Sunday, August 21, 2016

Truth and consequences

When it's over
And you see it with your eyes
Would you rather
Have the truth or a lie?

-Caedmon's Call, "Manner and Means"

Last week a man died.

He was a member of our church for years and years, and a decades-long husband to one wife.  

Now he has stepped through the icy veil, that dark door through which none of us have yet peered.  

What is on the other side?

This man believed as a Christian, lived as a Christian, and died as a Christian.  He was put to rest with a Christian burial and memorial.  Pastors and friends proclaimed around his body the Christian hope of glory after death.

Are Christians right?

What if they're not?

What if there's nothing?

If we have hoped in Christ in this life only, we are of all men most to be pitied.

-1 Corinthians 15:19

Oddly, though our mortality rate is 100%, we prefer not to contemplate death and beyond.  This seems to betray a de facto belief that there is nothing coming, or at most, a vague neo-greco idea of shadowy spirits meandering a half-existent landscape.  Either way, live it up now, for tomorrow we die, and that's the end.

Either that, or, perhaps more commonly, we think that there must be a place of eternal happiness and a place of eternal punishment, and wherever the dividing line is between them, we're on the upper end.  Everyone we like will be in the happy beyond with us--and that other place is for Hitler and child abusers.

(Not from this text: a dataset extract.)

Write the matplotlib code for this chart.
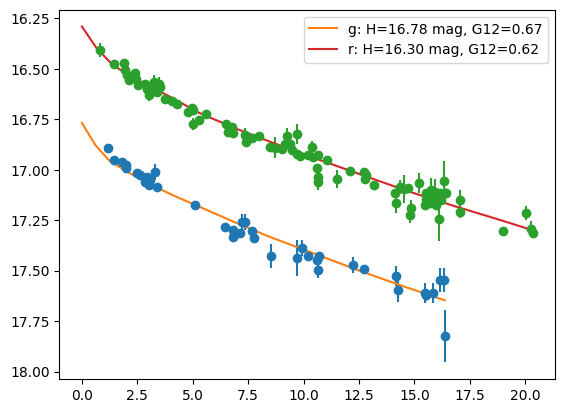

Again I wonder, are Christians right?  What if they are?

What if God is not the grandfatherly and aloof being we feel comfortable imagining Him as?  What if He is demanding and jealous as parts of the Bible describe?

What if we are misunderstanding ourselves?  What if we're not likable scamps making God chuckle with our escapades, but instead the hopelessly dry bones of Ezekiel, or the wicked and murderous vine-keepers of the parable?

What if God really did once give His law "in cloud and majesty and awe"....and what if He meant it?  Jesus said, "You are to be perfect, as your heavenly Father is perfect" (Matthew 5:48).  If there is a judgement waiting beyond that dark veil, is that a standard we are prepared to claim?

C. S. Lewis famously said that Jesus Christ--because of what He said about Himself--must have been either a liar, lunatic, or Lord.  Besides this, there were an awful lot of people who went to a torturous and gruesome end, simply because they refused to recant that they had seen Jesus alive after His death.

If Jesus is God--the Creator, the Almighty, the Holy--then He has a claim on my allegiance.

And if I don't submit my allegiance, there will be consequences for me.

It is appointed for men to die once and after this comes judgement.

-Hebrews 9:27

It's frightful to think that Christians might be right; that there may be a God satisfied with nothing short of perfection, who waits to execute judgement on sinners.  And just that thought's distastefulness doesn't make it necessarily untrue.

But consider what it means if Christians are right about the rest of it:  that Jesus (God the Son) died in the place of sinners.  That He absorbed the judgement due and shielded His people from it.  That He offers a profound exchange:  our record of commandment-breaking put on Him; His record of perfection put on us, so we are covered in the judgement to come.  

Believe in the Lord Jesus, and you will be saved.

-Acts 16:31

The formidable door awaits us all.  Funerals are no fun because they compel us to count the cost of what we believe.  My preference is to believe something that makes my life comfortable, be it lie or no.  But I concede, on that day when I pass from this life, I'd rather have the truth than a soothing lie.